Are there any more solutions? This symmetry about the line $ \ y = x \ $ suggests that we might look at $ \ (x + 1)^2 \ = 4 \ $ and $ \ 2·x(x + 1) \ = \ 12 \ \ . $ The first of these produces $ \ x \ = \ -1 \ \pm \ 2 \ = \ 1 \ , \ -3 \ \ ; \ $ the point $ \ (1 \ , \ 1) \ $ is where the diagonal line meets the hyperbola, but it is certainly not on the circle, while the other intersection is $ \ (-3 \ , \ -3) \ \ . $ The intersections of the diagonal line and circle are found from $$ \ x·(x + 1) \ = \ 6 \ \Rightarrow \ x^2 + x - 6 \ = \ (x + 3)·(x - 2) \ = \ 0 \ \ . $$ The point $ \ (2 \ , \ 2) \ $ is not on the hyperbola, but $ \ (-3 \ , \ -3) \ $ definitely is. So the circle, hyperbola, and diagonal line all meet at $ \ (-3 \ , \ -3) \ \ . $ The circle and hyperbola in fact just intersect tangentially there, which tells us that this solution has an even multiplicity. In regard to the quartic equation you mention and which player3236 develops (a biquadratic), we can conclude that we have found all four of its solutions: $ \ (0 \ , \ 3) \ \ , \ \ (3 \ , \ 0) \ \ , $ and $ \ (-3 \ , \ -3) \ $ with multiplicity $ \ 2 \ \ . $
We can check up on this by using the "rotated" coordinates $ \ u \ = \ x + y \ , \ v \ = \ x - y \ \ , $ which transform the curve equations into $ \ u^2 + 4u - v^2 \ = \ 12 \ , \ u^2 + 2u + v^2 \ = \ 24 \ \ . $ Adding these together yields $$ 2u^2 \ + \ 6u \ - 36 \ \ = \ \ 2·(u + 6)·(u - 3) \ \ = \ \ 0 \ \ . $$ Solving each of the transformed curve equations for $ \ v^2 \ $ gives us $$ v^2 \ \ = \ \ u^2 + 4u - 12 \ \ = \ \ (u + 6)·(u - 2) \ \ \Rightarrow \ \ u \ = \ -6 \ \rightarrow \ v^2 \ = \ 0 \ \ , \ \ u \ = \ 3 \ \rightarrow \ v^2 \ = \ 9 $$ and $$ v^2 \ \ = \ \ 24 - u^2 - 2u \ \ = \ \ -(u + 6)·(u - 4) \ \ \Rightarrow \ \ u \ = \ -6 \ \rightarrow \ v^2 \ = \ 0 \ \ , $$ $$ u \ = \ 3 \ \rightarrow \ v^2 \ = \ 9 \ \ . $$ So we find three solution points: $$ (u \ , \ v) \ \rightarrow \ \left(x = \frac{u + v}{2} \ , \ y = \frac{u - v}{2} \right) \ : \ \ \ (3 \ , \ 3 ) \ \rightarrow \ (3 \ , \ 0 ) \ \ , \ \ (3 \ , \ -3 ) \ \rightarrow \ (0 \ , \ 3 ) \ \ , $$ $$ (-6 \ , \ 0 ) \ \rightarrow \ (-3 \ , \ -3 ) \ \ . $$
On
Expressed in elementary symmetric polynomials $s=a+b,p=ab$, the equations become $$\tag1s^2-2p+s=12$$ $$\tag2p+s=3$$ To get rid of $p$, combine $(1)+2(2)$: $$s^2+3s=18$$ So either $s=3$ (and $p=0$) or $s=-6$ (and $p=9$).
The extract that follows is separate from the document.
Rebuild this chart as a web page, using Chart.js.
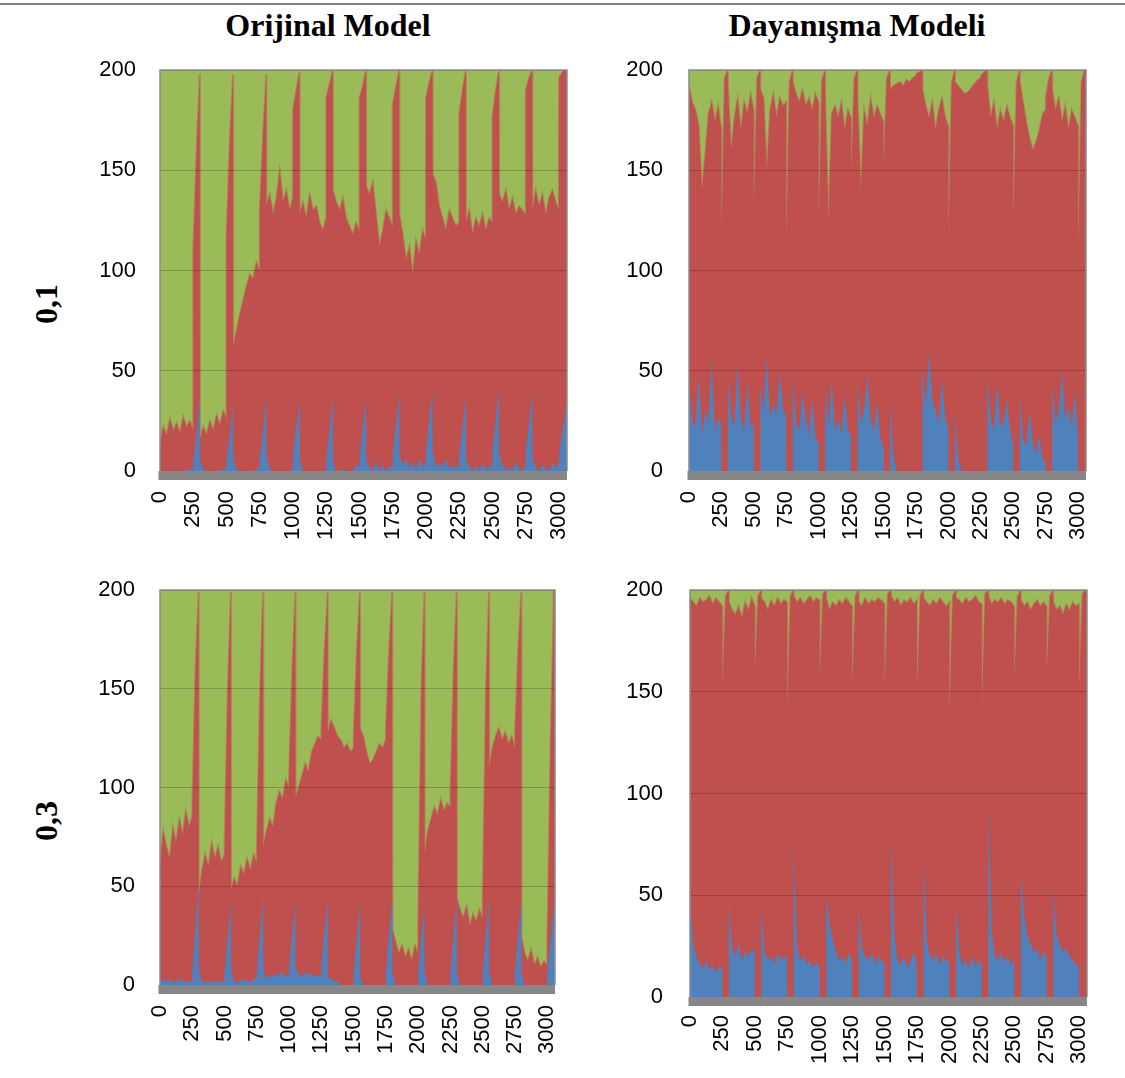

At any rate, $a,b$ are the roots of $x^2-sx+p$, so the solutions are $$(a,b)=(0,3) \text{or} (3,0) \text{or} (-3,-3).$$
Let $u = a+1, v=b+1$. The equations become
$$(u-1)u+(v-1)v = 12, uv = 4$$
Thus $uv+(u-1)u+uv+(v-1)v = u(v+u-1) + v(u+v-1) = (u+v)(u+v-1) = 20$.
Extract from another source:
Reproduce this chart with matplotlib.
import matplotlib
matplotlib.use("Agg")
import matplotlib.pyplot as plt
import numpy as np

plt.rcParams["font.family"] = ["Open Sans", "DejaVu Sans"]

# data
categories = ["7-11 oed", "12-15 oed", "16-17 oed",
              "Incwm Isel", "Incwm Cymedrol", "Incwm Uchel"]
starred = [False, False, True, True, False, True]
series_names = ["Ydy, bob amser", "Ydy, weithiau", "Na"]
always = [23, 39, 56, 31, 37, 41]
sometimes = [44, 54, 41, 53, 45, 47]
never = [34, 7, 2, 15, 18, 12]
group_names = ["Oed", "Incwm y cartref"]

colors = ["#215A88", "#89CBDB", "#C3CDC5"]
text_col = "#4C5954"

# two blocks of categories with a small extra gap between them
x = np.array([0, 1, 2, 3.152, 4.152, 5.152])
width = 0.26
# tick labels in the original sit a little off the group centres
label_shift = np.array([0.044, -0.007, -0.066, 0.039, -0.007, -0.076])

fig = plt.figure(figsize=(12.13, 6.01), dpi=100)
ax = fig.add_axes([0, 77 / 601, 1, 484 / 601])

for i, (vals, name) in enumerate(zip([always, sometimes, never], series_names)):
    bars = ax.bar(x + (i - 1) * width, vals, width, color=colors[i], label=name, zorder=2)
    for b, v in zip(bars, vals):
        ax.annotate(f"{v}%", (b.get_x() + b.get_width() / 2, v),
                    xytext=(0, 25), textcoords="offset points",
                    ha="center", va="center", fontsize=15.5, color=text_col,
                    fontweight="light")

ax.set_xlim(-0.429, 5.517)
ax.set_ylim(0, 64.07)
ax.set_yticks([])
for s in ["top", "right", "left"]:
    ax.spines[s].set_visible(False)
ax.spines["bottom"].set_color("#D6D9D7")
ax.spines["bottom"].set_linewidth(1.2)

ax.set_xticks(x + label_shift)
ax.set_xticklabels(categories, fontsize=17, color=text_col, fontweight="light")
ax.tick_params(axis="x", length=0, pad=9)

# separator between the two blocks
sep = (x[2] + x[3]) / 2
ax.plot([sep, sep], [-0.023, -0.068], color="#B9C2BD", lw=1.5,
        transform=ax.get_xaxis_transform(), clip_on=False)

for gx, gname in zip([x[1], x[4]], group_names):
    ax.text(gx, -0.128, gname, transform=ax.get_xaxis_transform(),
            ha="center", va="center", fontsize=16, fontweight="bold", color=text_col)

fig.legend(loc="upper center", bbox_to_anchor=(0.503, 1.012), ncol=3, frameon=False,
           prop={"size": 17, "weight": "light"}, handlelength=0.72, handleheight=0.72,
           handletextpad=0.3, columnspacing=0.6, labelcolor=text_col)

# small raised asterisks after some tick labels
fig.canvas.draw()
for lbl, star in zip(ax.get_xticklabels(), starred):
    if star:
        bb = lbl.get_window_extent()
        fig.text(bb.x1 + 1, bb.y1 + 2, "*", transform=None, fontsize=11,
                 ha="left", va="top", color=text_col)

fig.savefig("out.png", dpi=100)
Let $x = u+v$ and we have a quadratic, which yields $u+v = 5$ or $-4$.
Solve the rest using this info and $uv=4$, which is just another quadratic.
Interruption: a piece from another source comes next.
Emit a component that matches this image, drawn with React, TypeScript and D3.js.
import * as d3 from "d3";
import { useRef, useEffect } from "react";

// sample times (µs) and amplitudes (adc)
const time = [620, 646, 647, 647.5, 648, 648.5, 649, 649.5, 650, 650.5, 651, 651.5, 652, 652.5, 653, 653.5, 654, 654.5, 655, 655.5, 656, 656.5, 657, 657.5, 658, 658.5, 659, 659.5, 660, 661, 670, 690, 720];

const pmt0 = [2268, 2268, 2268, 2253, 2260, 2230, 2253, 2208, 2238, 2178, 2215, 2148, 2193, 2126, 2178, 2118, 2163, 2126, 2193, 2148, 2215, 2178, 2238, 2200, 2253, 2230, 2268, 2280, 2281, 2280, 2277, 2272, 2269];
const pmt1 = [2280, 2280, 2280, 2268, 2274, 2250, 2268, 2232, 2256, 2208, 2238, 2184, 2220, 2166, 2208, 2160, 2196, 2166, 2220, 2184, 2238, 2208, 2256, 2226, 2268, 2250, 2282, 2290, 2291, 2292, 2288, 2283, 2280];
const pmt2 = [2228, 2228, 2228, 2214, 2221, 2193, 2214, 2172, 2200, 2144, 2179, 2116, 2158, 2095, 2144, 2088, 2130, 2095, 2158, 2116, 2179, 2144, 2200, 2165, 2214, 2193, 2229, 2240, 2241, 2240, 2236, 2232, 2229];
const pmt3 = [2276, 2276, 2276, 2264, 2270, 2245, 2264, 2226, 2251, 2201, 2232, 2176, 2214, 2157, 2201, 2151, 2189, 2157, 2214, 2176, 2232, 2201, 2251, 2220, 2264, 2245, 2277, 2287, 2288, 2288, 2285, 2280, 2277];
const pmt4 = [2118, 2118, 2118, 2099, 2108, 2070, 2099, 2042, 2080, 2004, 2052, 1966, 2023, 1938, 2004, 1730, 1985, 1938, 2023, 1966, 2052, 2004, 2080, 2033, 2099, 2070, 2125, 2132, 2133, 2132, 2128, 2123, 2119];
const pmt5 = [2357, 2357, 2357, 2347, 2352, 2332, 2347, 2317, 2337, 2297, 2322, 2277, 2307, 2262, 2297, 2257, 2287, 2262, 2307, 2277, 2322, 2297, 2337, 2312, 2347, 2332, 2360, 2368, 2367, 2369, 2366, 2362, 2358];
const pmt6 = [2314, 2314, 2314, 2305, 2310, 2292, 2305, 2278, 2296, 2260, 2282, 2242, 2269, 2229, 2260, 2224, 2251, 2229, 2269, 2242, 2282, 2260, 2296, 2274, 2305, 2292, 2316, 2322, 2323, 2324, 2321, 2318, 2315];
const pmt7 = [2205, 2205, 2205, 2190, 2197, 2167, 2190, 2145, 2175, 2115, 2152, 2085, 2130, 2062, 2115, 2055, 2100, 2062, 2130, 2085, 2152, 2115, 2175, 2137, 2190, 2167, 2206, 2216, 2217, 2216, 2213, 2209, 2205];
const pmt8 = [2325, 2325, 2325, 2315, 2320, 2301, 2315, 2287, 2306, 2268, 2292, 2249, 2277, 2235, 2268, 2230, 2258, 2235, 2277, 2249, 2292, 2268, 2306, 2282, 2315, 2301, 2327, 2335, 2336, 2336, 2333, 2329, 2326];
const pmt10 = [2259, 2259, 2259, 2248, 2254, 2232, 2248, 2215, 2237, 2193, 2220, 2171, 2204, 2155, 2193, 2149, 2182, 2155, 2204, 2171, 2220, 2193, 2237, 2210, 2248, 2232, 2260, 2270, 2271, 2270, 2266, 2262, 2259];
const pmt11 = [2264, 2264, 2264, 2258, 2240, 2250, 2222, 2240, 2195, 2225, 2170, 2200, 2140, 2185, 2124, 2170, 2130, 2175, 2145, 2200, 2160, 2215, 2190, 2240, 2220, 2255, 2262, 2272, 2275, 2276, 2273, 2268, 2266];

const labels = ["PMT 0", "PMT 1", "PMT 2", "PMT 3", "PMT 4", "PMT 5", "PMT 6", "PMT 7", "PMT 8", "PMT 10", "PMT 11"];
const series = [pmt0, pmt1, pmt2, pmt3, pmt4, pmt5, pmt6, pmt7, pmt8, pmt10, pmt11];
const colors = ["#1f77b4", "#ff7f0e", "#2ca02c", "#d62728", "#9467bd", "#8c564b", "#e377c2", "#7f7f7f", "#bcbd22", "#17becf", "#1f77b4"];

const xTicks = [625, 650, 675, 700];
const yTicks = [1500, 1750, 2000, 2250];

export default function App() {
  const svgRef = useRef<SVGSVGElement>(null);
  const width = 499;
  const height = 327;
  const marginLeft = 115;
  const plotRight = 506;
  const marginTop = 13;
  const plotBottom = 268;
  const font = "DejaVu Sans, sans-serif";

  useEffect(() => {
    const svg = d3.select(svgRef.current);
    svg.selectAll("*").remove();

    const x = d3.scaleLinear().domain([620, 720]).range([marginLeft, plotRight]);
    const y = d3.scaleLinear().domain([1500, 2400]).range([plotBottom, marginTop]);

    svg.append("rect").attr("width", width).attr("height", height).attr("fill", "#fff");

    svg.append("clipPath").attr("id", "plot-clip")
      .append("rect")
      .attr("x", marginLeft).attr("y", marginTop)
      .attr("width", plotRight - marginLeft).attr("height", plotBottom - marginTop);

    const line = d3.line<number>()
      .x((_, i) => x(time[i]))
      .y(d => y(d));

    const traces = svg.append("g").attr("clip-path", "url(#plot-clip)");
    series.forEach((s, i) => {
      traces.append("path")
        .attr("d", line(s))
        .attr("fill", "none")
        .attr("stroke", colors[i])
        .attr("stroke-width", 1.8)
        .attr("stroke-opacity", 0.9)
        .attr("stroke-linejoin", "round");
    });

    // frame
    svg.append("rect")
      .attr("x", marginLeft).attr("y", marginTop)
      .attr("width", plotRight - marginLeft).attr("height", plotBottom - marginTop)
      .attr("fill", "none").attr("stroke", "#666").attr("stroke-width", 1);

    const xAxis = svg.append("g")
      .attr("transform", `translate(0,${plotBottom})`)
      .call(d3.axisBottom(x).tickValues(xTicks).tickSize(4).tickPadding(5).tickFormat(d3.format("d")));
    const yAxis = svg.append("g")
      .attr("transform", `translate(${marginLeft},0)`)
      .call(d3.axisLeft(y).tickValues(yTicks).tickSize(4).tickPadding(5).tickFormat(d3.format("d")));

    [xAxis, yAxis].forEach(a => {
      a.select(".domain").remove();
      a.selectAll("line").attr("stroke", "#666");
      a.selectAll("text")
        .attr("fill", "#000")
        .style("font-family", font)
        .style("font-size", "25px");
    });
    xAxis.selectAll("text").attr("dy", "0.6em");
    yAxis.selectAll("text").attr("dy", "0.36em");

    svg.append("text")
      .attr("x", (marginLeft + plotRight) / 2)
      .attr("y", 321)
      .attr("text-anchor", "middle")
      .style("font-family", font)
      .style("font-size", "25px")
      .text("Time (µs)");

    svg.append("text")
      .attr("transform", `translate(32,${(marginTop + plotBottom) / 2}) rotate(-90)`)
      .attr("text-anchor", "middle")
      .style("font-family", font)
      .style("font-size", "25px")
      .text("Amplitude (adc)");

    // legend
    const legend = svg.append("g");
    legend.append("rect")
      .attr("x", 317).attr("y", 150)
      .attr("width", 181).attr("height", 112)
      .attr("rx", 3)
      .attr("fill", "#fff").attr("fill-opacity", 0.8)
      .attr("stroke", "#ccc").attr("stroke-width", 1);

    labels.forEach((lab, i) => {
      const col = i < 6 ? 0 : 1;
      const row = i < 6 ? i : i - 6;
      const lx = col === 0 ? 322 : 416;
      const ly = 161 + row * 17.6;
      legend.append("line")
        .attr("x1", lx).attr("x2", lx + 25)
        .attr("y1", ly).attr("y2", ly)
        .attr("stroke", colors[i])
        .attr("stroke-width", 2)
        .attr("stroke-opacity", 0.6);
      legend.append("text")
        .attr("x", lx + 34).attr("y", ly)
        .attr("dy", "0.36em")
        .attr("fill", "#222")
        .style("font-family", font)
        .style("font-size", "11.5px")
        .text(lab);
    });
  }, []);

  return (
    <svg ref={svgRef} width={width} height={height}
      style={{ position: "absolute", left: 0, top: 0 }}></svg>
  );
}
EDIT: "Solving the quartic" doesn't seem too bad either, by substitution:
$$(u-1)u+\frac4u\left(\frac4u-1\right)=12$$
$$u^2+\frac{16}{u^2}-u-\frac4u=12$$
Note that $\left(u+\frac4u\right)^2=u^2+8+\frac{16}{u^2}$. Hence we can rewrite the above into:
$$\left(u+\frac4u\right)^2 - \left(u+\frac4u\right)=20$$
which, of course, is a quadratic equation with $u+\frac4u = 5$ or $-4$, and thus we arrive at essentially the same conclusion as the above (slightly unnatural) method.